- **Data lines**

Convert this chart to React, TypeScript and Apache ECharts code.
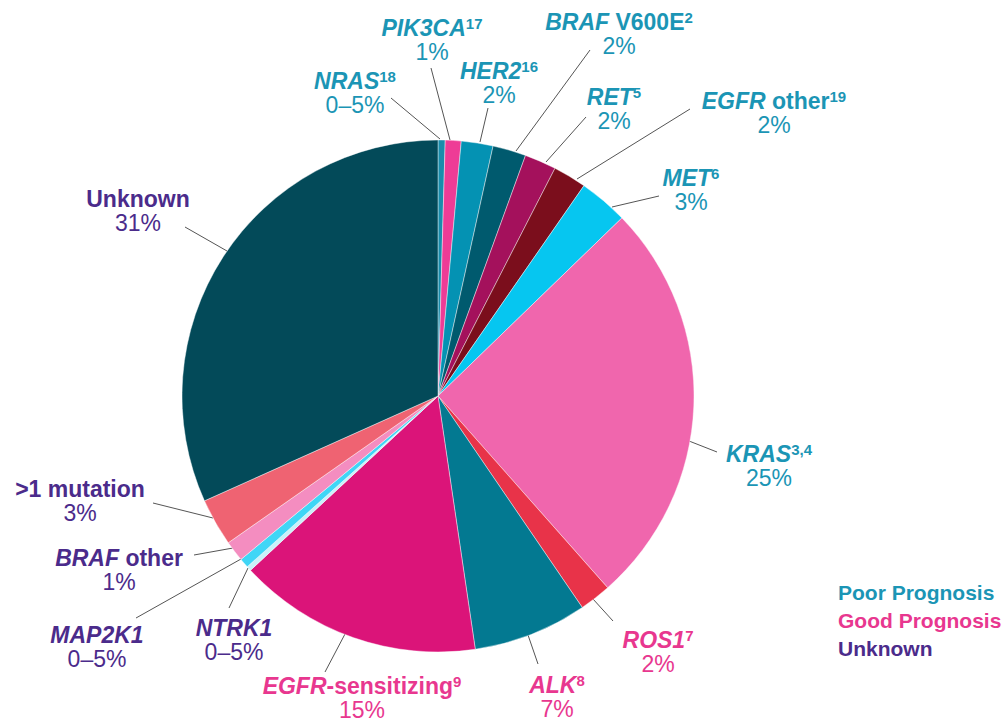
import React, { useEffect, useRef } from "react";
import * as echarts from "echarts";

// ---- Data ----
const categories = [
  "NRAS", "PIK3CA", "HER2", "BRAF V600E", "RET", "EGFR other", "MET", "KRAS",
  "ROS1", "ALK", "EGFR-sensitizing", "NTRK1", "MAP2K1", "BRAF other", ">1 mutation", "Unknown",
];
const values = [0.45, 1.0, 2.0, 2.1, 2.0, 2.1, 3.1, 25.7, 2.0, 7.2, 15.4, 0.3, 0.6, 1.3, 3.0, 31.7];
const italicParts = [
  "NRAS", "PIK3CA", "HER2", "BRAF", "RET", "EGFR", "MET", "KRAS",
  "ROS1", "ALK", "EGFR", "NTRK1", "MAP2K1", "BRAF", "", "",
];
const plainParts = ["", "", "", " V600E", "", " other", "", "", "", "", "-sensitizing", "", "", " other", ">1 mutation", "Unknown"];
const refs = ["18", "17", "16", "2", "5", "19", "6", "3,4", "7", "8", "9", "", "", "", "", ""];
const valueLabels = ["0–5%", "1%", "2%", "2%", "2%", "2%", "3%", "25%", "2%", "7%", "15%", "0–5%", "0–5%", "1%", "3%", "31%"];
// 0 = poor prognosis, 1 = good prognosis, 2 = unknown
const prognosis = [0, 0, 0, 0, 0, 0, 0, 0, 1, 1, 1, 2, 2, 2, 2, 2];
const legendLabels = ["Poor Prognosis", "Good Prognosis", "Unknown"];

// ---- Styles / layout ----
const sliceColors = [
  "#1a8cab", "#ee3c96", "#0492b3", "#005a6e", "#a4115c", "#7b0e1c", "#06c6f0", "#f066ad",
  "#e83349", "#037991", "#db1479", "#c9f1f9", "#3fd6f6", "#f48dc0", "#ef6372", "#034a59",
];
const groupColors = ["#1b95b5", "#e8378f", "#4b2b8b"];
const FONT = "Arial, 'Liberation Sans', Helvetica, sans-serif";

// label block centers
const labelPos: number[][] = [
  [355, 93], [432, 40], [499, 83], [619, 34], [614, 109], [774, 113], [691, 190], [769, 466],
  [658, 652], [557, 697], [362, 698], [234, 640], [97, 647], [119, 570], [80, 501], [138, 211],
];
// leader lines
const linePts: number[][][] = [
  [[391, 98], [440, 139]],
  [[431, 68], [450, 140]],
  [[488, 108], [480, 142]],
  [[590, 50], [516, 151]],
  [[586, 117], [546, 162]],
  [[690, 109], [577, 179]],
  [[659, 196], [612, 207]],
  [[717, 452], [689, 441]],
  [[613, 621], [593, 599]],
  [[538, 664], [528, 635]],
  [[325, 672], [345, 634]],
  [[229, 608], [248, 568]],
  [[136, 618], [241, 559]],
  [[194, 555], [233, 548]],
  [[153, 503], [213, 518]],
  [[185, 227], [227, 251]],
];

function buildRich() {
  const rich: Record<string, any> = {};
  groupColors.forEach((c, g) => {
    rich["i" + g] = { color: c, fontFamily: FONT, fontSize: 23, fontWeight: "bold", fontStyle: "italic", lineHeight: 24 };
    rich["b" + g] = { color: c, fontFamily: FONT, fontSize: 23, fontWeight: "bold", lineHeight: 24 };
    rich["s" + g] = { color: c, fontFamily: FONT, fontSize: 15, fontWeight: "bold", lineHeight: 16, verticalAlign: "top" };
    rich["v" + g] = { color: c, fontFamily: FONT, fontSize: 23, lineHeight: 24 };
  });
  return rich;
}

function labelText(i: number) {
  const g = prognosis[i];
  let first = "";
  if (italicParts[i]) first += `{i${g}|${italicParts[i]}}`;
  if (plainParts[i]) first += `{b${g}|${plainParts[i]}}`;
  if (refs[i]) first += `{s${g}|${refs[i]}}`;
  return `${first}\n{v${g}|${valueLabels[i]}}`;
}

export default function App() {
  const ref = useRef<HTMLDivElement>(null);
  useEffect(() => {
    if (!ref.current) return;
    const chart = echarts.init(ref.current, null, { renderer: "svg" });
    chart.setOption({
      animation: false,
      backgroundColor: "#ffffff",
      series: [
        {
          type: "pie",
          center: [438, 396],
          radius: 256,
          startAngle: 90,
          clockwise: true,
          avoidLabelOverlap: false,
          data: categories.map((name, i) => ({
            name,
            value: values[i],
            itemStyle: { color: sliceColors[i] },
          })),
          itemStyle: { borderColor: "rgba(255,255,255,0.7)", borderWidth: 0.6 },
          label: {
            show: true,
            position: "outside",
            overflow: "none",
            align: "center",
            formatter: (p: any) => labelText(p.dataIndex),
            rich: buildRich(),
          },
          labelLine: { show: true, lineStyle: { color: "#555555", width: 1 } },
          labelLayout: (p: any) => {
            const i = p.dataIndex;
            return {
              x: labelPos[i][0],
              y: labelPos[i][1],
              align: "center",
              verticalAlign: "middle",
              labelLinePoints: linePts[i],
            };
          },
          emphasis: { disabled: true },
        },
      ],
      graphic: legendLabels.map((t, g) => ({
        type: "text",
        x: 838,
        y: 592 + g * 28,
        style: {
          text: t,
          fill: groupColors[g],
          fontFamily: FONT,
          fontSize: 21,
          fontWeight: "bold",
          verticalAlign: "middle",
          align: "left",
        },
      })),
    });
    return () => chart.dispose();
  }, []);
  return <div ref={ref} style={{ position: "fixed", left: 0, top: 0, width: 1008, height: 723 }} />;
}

- **Short exercise**
Your task is to return the lines above, from the first one up to and including the line containing "import * as", minus any pictures.

- **The completed task**
Convert this chart to React, TypeScript and Apache ECharts code.
import React, { useEffect, useRef } from "react";
import * as echarts from "echarts";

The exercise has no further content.